_Supplied information:_

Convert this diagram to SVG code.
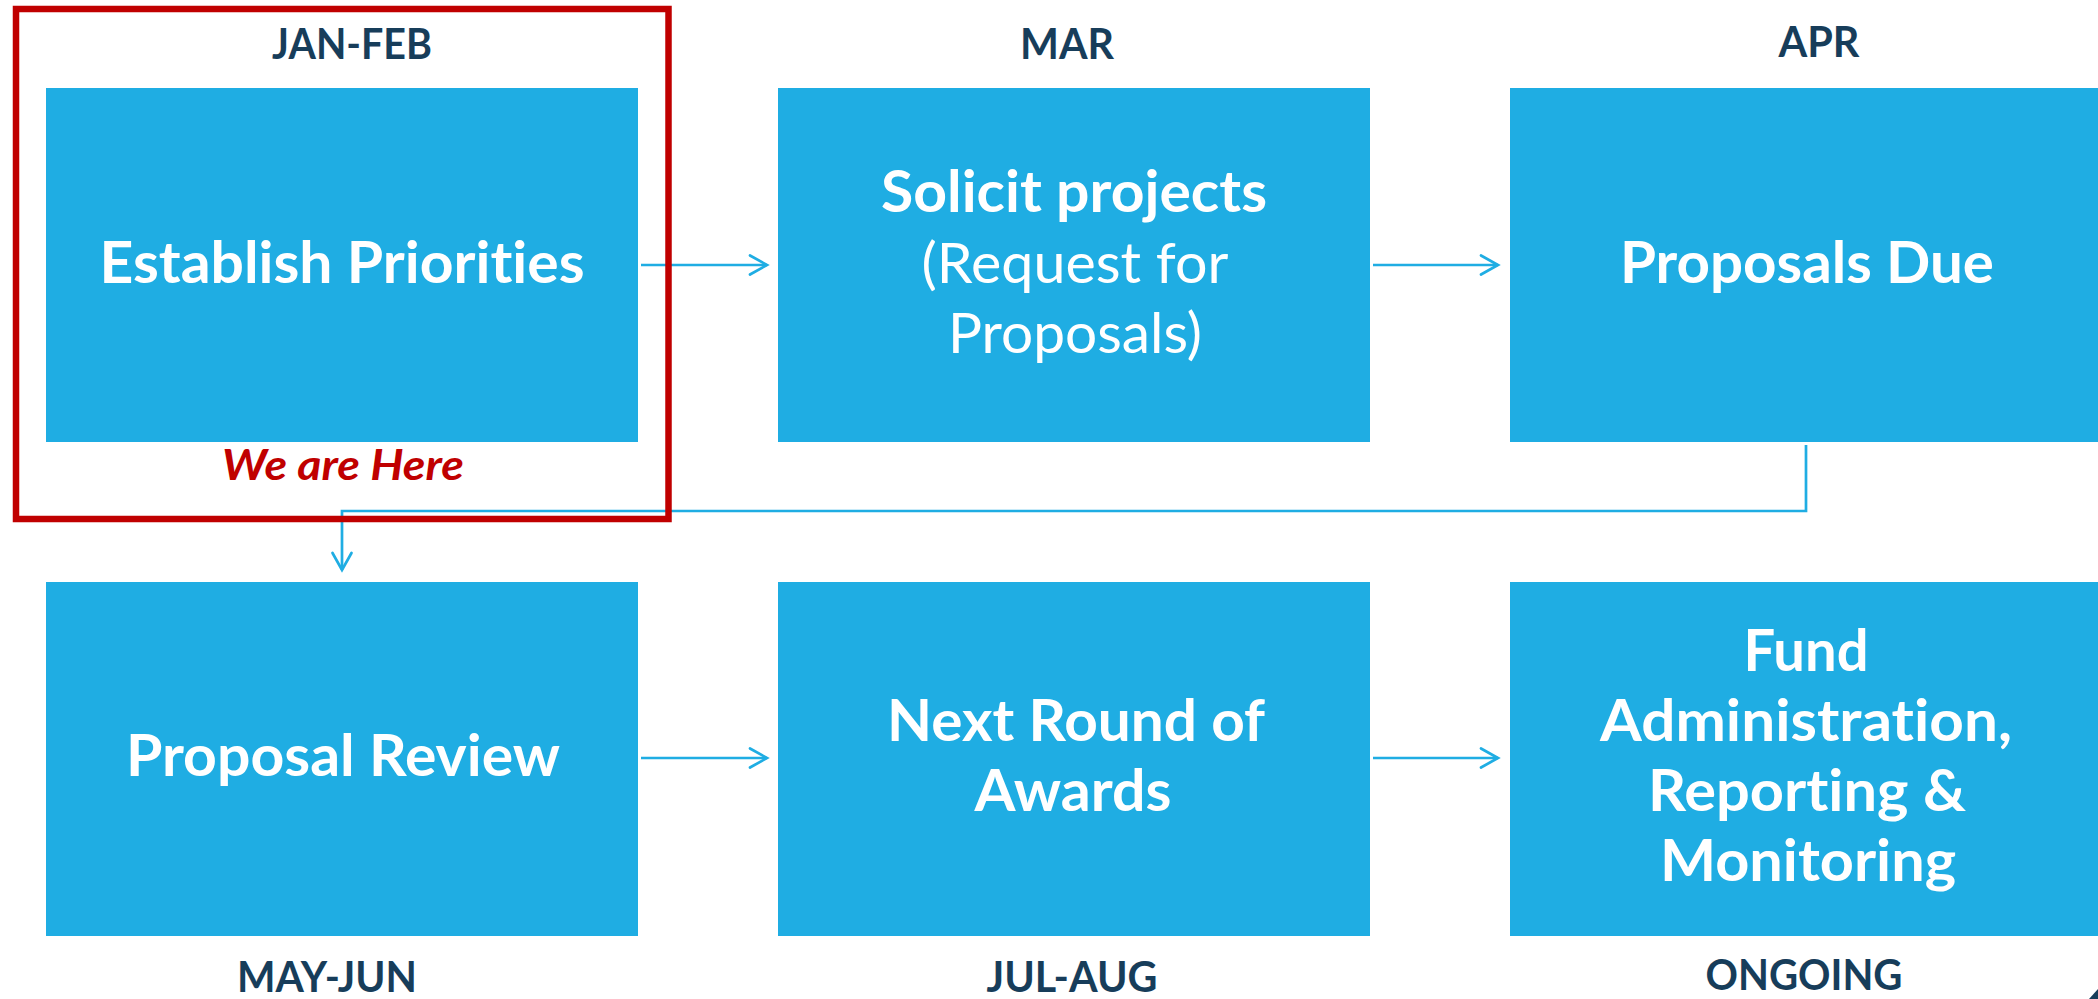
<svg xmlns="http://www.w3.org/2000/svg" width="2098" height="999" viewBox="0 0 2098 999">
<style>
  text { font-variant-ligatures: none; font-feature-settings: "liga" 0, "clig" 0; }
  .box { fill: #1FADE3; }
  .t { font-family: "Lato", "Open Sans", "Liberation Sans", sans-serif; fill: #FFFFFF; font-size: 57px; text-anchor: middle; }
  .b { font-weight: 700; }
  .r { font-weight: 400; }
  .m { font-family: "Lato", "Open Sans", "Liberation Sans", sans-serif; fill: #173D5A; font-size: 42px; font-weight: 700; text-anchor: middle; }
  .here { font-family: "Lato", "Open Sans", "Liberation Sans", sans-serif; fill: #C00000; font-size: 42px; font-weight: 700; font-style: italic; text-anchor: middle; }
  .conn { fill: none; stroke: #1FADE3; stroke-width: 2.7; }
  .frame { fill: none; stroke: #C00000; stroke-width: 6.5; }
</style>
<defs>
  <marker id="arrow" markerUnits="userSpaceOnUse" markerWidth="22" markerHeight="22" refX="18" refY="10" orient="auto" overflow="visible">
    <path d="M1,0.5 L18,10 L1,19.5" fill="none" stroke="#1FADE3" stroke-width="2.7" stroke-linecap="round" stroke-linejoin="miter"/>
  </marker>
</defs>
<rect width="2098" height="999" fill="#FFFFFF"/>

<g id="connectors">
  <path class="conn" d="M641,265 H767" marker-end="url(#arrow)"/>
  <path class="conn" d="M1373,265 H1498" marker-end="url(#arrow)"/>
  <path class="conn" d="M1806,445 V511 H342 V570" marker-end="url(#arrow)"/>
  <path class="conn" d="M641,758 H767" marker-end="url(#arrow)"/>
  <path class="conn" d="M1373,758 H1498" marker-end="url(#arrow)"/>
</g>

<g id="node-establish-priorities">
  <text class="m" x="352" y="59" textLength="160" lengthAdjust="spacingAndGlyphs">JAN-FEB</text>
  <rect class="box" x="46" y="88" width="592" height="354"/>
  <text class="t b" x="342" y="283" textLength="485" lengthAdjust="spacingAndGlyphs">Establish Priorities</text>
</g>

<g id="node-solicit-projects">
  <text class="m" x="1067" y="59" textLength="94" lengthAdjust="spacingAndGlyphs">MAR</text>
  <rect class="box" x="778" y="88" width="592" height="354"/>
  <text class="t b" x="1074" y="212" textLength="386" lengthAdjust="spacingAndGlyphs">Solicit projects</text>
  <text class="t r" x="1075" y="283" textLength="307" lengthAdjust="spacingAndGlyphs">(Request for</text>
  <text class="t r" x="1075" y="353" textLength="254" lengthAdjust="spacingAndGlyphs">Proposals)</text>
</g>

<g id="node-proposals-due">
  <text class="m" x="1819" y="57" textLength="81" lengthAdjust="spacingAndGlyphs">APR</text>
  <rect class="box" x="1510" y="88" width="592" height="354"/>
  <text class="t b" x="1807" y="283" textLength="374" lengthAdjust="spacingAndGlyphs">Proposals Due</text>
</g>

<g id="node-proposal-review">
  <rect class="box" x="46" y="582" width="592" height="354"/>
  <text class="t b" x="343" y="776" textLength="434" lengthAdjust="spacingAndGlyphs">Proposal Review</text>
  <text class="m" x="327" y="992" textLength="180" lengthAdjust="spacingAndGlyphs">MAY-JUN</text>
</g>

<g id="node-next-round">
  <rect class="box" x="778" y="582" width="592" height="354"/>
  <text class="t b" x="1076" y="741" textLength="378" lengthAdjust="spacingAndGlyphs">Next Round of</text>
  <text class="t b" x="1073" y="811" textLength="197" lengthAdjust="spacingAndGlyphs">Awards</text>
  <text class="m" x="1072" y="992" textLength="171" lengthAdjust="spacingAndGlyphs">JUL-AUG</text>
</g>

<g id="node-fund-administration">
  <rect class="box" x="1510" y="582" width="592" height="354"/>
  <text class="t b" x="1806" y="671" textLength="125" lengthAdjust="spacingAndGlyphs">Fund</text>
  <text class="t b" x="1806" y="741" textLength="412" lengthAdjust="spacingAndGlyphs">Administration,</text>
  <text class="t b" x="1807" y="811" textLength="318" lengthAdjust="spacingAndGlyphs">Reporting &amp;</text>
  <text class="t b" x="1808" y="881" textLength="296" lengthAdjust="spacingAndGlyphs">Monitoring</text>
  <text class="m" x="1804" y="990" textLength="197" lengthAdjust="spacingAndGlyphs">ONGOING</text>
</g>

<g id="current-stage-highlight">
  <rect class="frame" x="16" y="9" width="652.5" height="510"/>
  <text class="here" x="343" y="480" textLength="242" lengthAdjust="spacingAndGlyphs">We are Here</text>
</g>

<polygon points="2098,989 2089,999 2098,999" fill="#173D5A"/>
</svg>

_What is required:_ Please write out all the data again word for word, but not the pictures.

_Full output:_
Convert this diagram to SVG code.
<svg xmlns="http://www.w3.org/2000/svg" width="2098" height="999" viewBox="0 0 2098 999">
<style>
  text { font-variant-ligatures: none; font-feature-settings: "liga" 0, "clig" 0; }
  .box { fill: #1FADE3; }
  .t { font-family: "Lato", "Open Sans", "Liberation Sans", sans-serif; fill: #FFFFFF; font-size: 57px; text-anchor: middle; }
  .b { font-weight: 700; }
  .r { font-weight: 400; }
  .m { font-family: "Lato", "Open Sans", "Liberation Sans", sans-serif; fill: #173D5A; font-size: 42px; font-weight: 700; text-anchor: middle; }
  .here { font-family: "Lato", "Open Sans", "Liberation Sans", sans-serif; fill: #C00000; font-size: 42px; font-weight: 700; font-style: italic; text-anchor: middle; }
  .conn { fill: none; stroke: #1FADE3; stroke-width: 2.7; }
  .frame { fill: none; stroke: #C00000; stroke-width: 6.5; }
</style>
<defs>
  <marker id="arrow" markerUnits="userSpaceOnUse" markerWidth="22" markerHeight="22" refX="18" refY="10" orient="auto" overflow="visible">
    <path d="M1,0.5 L18,10 L1,19.5" fill="none" stroke="#1FADE3" stroke-width="2.7" stroke-linecap="round" stroke-linejoin="miter"/>
  </marker>
</defs>
<rect width="2098" height="999" fill="#FFFFFF"/>

<g id="connectors">
  <path class="conn" d="M641,265 H767" marker-end="url(#arrow)"/>
  <path class="conn" d="M1373,265 H1498" marker-end="url(#arrow)"/>
  <path class="conn" d="M1806,445 V511 H342 V570" marker-end="url(#arrow)"/>
  <path class="conn" d="M641,758 H767" marker-end="url(#arrow)"/>
  <path class="conn" d="M1373,758 H1498" marker-end="url(#arrow)"/>
</g>

<g id="node-establish-priorities">
  <text class="m" x="352" y="59" textLength="160" lengthAdjust="spacingAndGlyphs">JAN-FEB</text>
  <rect class="box" x="46" y="88" width="592" height="354"/>
  <text class="t b" x="342" y="283" textLength="485" lengthAdjust="spacingAndGlyphs">Establish Priorities</text>
</g>

<g id="node-solicit-projects">
  <text class="m" x="1067" y="59" textLength="94" lengthAdjust="spacingAndGlyphs">MAR</text>
  <rect class="box" x="778" y="88" width="592" height="354"/>
  <text class="t b" x="1074" y="212" textLength="386" lengthAdjust="spacingAndGlyphs">Solicit projects</text>
  <text class="t r" x="1075" y="283" textLength="307" lengthAdjust="spacingAndGlyphs">(Request for</text>
  <text class="t r" x="1075" y="353" textLength="254" lengthAdjust="spacingAndGlyphs">Proposals)</text>
</g>

<g id="node-proposals-due">
  <text class="m" x="1819" y="57" textLength="81" lengthAdjust="spacingAndGlyphs">APR</text>
  <rect class="box" x="1510" y="88" width="592" height="354"/>
  <text class="t b" x="1807" y="283" textLength="374" lengthAdjust="spacingAndGlyphs">Proposals Due</text>
</g>

<g id="node-proposal-review">
  <rect class="box" x="46" y="582" width="592" height="354"/>
  <text class="t b" x="343" y="776" textLength="434" lengthAdjust="spacingAndGlyphs">Proposal Review</text>
  <text class="m" x="327" y="992" textLength="180" lengthAdjust="spacingAndGlyphs">MAY-JUN</text>
</g>

<g id="node-next-round">
  <rect class="box" x="778" y="582" width="592" height="354"/>
  <text class="t b" x="1076" y="741" textLength="378" lengthAdjust="spacingAndGlyphs">Next Round of</text>
  <text class="t b" x="1073" y="811" textLength="197" lengthAdjust="spacingAndGlyphs">Awards</text>
  <text class="m" x="1072" y="992" textLength="171" lengthAdjust="spacingAndGlyphs">JUL-AUG</text>
</g>

<g id="node-fund-administration">
  <rect class="box" x="1510" y="582" width="592" height="354"/>
  <text class="t b" x="1806" y="671" textLength="125" lengthAdjust="spacingAndGlyphs">Fund</text>
  <text class="t b" x="1806" y="741" textLength="412" lengthAdjust="spacingAndGlyphs">Administration,</text>
  <text class="t b" x="1807" y="811" textLength="318" lengthAdjust="spacingAndGlyphs">Reporting &amp;</text>
  <text class="t b" x="1808" y="881" textLength="296" lengthAdjust="spacingAndGlyphs">Monitoring</text>
  <text class="m" x="1804" y="990" textLength="197" lengthAdjust="spacingAndGlyphs">ONGOING</text>
</g>

<g id="current-stage-highlight">
  <rect class="frame" x="16" y="9" width="652.5" height="510"/>
  <text class="here" x="343" y="480" textLength="242" lengthAdjust="spacingAndGlyphs">We are Here</text>
</g>

<polygon points="2098,989 2089,999 2098,999" fill="#173D5A"/>
</svg>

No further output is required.